“Slavery was such a long, long time ago. Why can’t you people just forget about it?” —Wypipo proverb.
The legality of chattel slavery ended just over a century and a half ago in the U.S. Many white Americans want it to be regarded as distant history, not worth unearthing since “the past is the past” and it’s now time to move forward. But for black people, slavery isn’t a distant thing. Its shadow continues to loom over us 155 years after emancipation, in part because we’re still only a few generations removed from enslavement.
According to BBC News, the last survivor of slavery was recently discovered as Matilda McCrear, who died in 1940 at the age of 83.
Incidentally, McCrear is remembered by her grandson Johnny Crear who is presently 83-years old.
“I had a lot of mixed emotions,” Crear told BBC News after learning of the discovery. “I thought if she hadn’t undergone what had happened, I wouldn’t be here. But that was followed by anger.”

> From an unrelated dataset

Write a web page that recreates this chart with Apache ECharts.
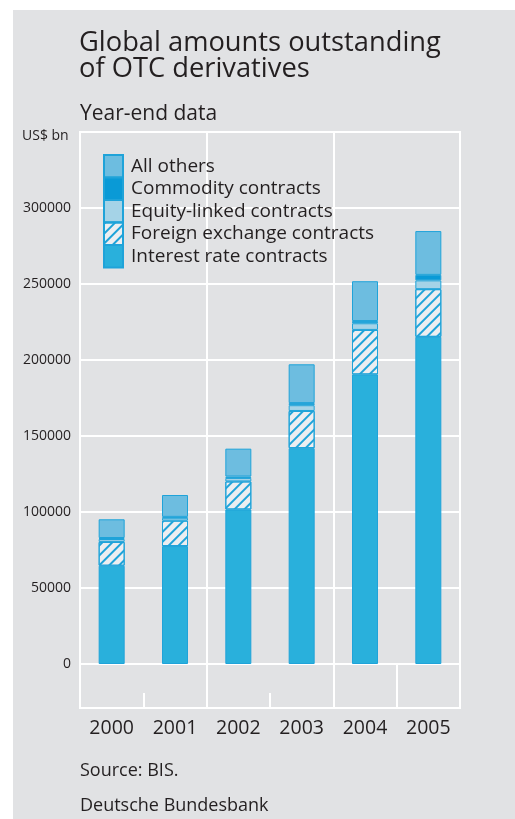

The discovery was made by Hannah Durkin, lecturer of Literature and Film at Newcastle University. Durkin had previously identified a woman named Redoshi Smith, who was captured from Africa and brought to the U.S. in the 19th century and died in 1937, as the last survivor. Now, with the discovery of McCrear comes a harrowing story. From the BBC:
Matilda had been captured by slave traders in West Africa at the age of two, arriving in Alabama in 1860 on board one of the last transatlantic slave ships.
With her mother Grace, and sister Sallie, Matilda had been bought by a wealthy plantation owner called Memorable Creagh.
Dr Durkin says there must have been a dreadful sense of separation, loss and disorientation for these families. Matilda’s mother had lost the father of her children and two other sons left behind in Africa.
And in the US she had been powerless to stop two daughters from being taken from her, sold to another owner and never seen again.
Matilda, Grace, and Sallie tried to escape the plantation soon after they arrived but they were recaptured.
The abolition of slavery, in 1865, brought emancipation but Matilda’s family still worked the land, trapped in poverty as share-croppers.
Crear says he never learned much about his grandmother’s history growing up. Imagine learning this was the life and history of a close relative. How difficult would it be for you to accept “the past is the past” as a narrative?
Durkin describes McCrear as quite the rebel, saying, “But Matilda’s story is particularly remarkable because she resisted what was expected of a black woman in the US South in the years after emancipation. She didn’t get married. Instead, she had a decades-long common-law marriage with a white German-born man, with whom she had 14 children.”
“Even though she left West Africa when she was a toddler, she appears throughout her life to have worn her hair in a traditional Yoruba style, a style presumably taught to her by her mother,” Durkin continued.
Durkin’s research is published in the journal, Slavery and Abolition.
This is our history and our legacy and we refuse to forget it lest we become complacent in fighting for our civil liberties today. Crear, still grappling with what he has learned of his grandmother said it best:
“From the day the first African was brought to this continent as a slave, we’ve had to fight for freedom.”